As a Virginia resident, I believe that classrooms should be a place where students are free to ask questions, explore new ideas, and learn about diverse viewpoints. The proposed model policies could lead to the exclusion of valuable instructional materials that introduce students to LGBTQ+ stories and experiences, especially those by or for Black, Indigenous, and people of color. Even worse, they could potentially prevent LGBTQ+ youth from accessing life-saving information about themselves. Representation matters, and all Virginia students deserve to learn free from censorship and political interference.

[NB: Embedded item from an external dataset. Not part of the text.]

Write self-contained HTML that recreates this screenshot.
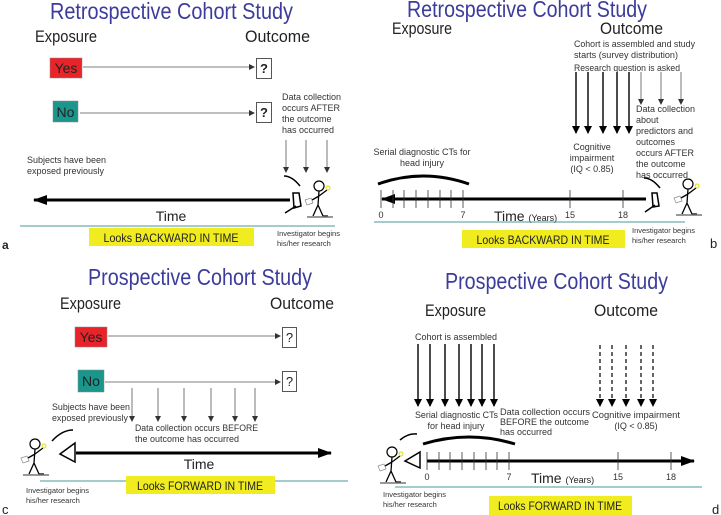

While parents are invaluable teachers in their children’s lives, the public school system was established to support parents in educating their children. Teachers, librarians, and education experts have years of experience and are well equipped to introduce diverse and sometimes difficult subjects into the classroom while mitigating the harm and trauma these subjects may cause their students. They are trained professionals whose jobs are to put the students’ interests first. The proposed model policies would make it harder for these educators to do their job and will likely result in censorship due to teacher and librarian’s fear or confusion over what qualifies as “sexually explicit content.”
Students in the Commonwealth deserve to grow into brave, courageous people who are free to be themselves without apology and to value diversity and inclusion. We are all better off when young people are encouraged to embrace diversity, equity, and inclusion.